+++ SUPPLIED ENTRIES

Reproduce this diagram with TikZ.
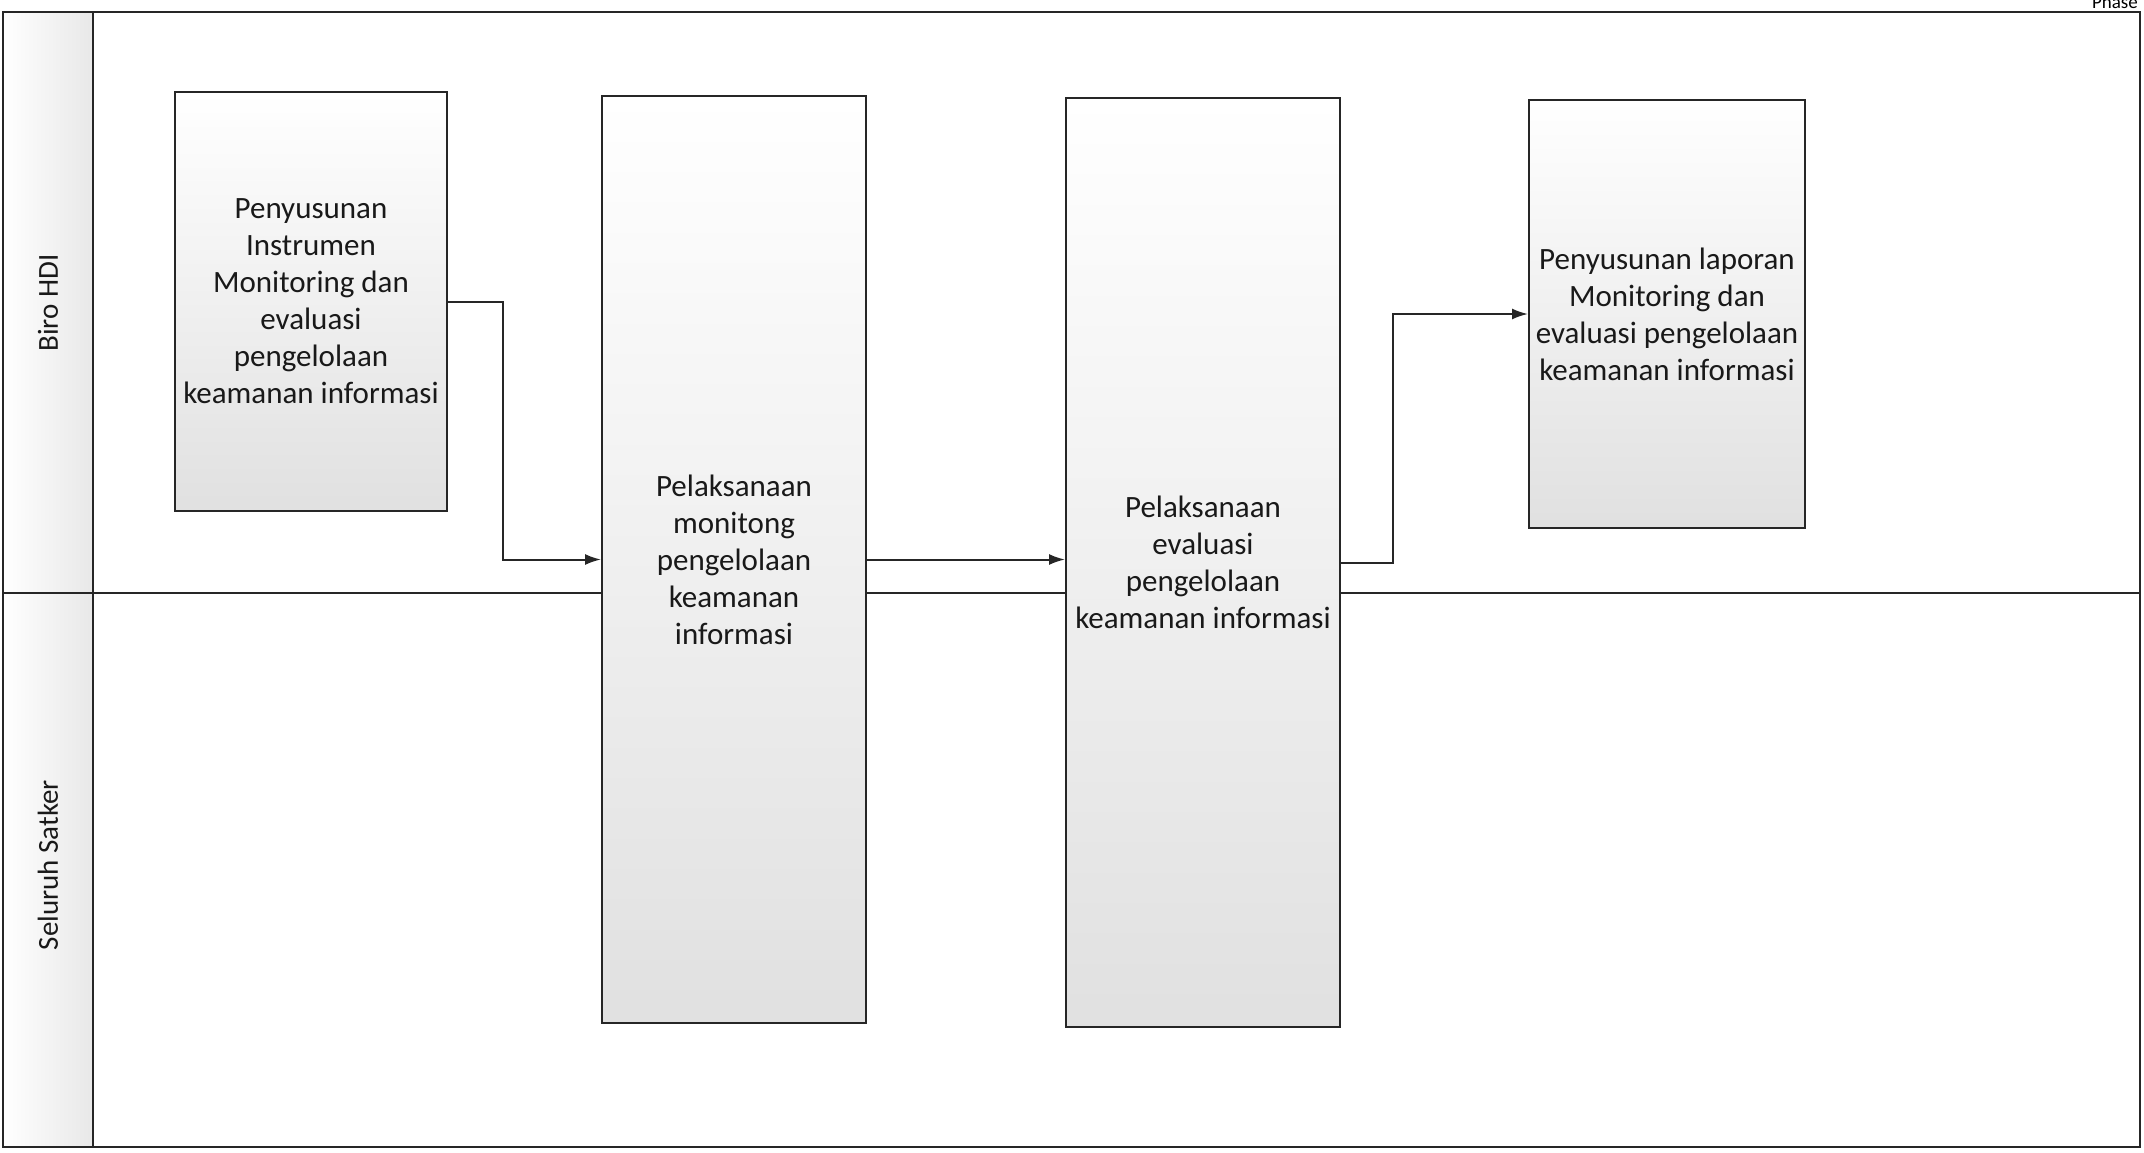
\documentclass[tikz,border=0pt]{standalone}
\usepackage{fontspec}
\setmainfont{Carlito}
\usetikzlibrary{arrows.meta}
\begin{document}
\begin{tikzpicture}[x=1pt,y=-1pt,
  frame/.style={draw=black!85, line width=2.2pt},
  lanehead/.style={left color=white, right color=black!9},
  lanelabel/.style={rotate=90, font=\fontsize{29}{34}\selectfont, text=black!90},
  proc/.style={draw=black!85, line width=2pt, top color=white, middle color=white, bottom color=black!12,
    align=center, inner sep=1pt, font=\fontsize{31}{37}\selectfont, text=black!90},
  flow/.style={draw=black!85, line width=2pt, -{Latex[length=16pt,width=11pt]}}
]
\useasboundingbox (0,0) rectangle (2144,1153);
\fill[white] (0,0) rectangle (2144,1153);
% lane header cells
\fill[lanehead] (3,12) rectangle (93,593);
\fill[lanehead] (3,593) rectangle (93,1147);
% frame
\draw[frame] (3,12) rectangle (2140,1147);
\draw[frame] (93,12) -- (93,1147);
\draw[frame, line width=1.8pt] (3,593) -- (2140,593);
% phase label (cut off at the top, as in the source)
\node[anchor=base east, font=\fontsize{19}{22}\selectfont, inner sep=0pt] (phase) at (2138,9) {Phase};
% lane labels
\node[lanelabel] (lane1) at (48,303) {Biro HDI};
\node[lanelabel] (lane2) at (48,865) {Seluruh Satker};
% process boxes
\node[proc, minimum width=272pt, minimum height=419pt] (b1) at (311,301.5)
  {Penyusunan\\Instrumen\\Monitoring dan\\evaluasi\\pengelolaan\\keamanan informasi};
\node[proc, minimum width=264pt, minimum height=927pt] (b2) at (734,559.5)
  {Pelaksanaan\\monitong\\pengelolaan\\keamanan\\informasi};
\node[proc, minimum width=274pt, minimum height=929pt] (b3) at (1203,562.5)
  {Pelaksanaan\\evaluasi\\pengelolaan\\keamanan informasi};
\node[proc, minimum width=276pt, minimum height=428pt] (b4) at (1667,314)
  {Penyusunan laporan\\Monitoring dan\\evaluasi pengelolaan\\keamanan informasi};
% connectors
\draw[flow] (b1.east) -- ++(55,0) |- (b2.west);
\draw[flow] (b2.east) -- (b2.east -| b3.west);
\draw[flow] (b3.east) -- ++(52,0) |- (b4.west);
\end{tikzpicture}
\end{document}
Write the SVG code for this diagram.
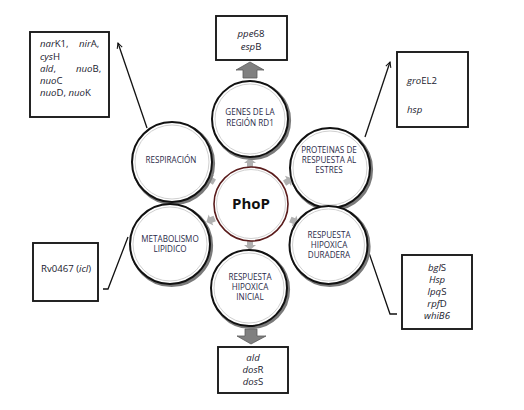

++++++

The listing above needs to be output again exactly. Don't include the pictures.

Reproduce this diagram with TikZ.
\documentclass[tikz,border=0pt]{standalone}
\usepackage{fontspec}
\setmainfont{Carlito}
\usetikzlibrary{arrows.meta}
\begin{document}
\begin{tikzpicture}[x=1pt,y=-1pt,
  frame/.style={draw=black!85, line width=2.2pt},
  lanehead/.style={left color=white, right color=black!9},
  lanelabel/.style={rotate=90, font=\fontsize{29}{34}\selectfont, text=black!90},
  proc/.style={draw=black!85, line width=2pt, top color=white, middle color=white, bottom color=black!12,
    align=center, inner sep=1pt, font=\fontsize{31}{37}\selectfont, text=black!90},
  flow/.style={draw=black!85, line width=2pt, -{Latex[length=16pt,width=11pt]}}
]
\useasboundingbox (0,0) rectangle (2144,1153);
\fill[white] (0,0) rectangle (2144,1153);
% lane header cells
\fill[lanehead] (3,12) rectangle (93,593);
\fill[lanehead] (3,593) rectangle (93,1147);
% frame
\draw[frame] (3,12) rectangle (2140,1147);
\draw[frame] (93,12) -- (93,1147);
\draw[frame, line width=1.8pt] (3,593) -- (2140,593);
% phase label (cut off at the top, as in the source)
\node[anchor=base east, font=\fontsize{19}{22}\selectfont, inner sep=0pt] (phase) at (2138,9) {Phase};
% lane labels
\node[lanelabel] (lane1) at (48,303) {Biro HDI};
\node[lanelabel] (lane2) at (48,865) {Seluruh Satker};
% process boxes
\node[proc, minimum width=272pt, minimum height=419pt] (b1) at (311,301.5)
  {Penyusunan\\Instrumen\\Monitoring dan\\evaluasi\\pengelolaan\\keamanan informasi};
\node[proc, minimum width=264pt, minimum height=927pt] (b2) at (734,559.5)
  {Pelaksanaan\\monitong\\pengelolaan\\keamanan\\informasi};
\node[proc, minimum width=274pt, minimum height=929pt] (b3) at (1203,562.5)
  {Pelaksanaan\\evaluasi\\pengelolaan\\keamanan informasi};
\node[proc, minimum width=276pt, minimum height=428pt] (b4) at (1667,314)
  {Penyusunan laporan\\Monitoring dan\\evaluasi pengelolaan\\keamanan informasi};
% connectors
\draw[flow] (b1.east) -- ++(55,0) |- (b2.west);
\draw[flow] (b2.east) -- (b2.east -| b3.west);
\draw[flow] (b3.east) -- ++(52,0) |- (b4.west);
\end{tikzpicture}
\end{document}
Write the SVG code for this diagram.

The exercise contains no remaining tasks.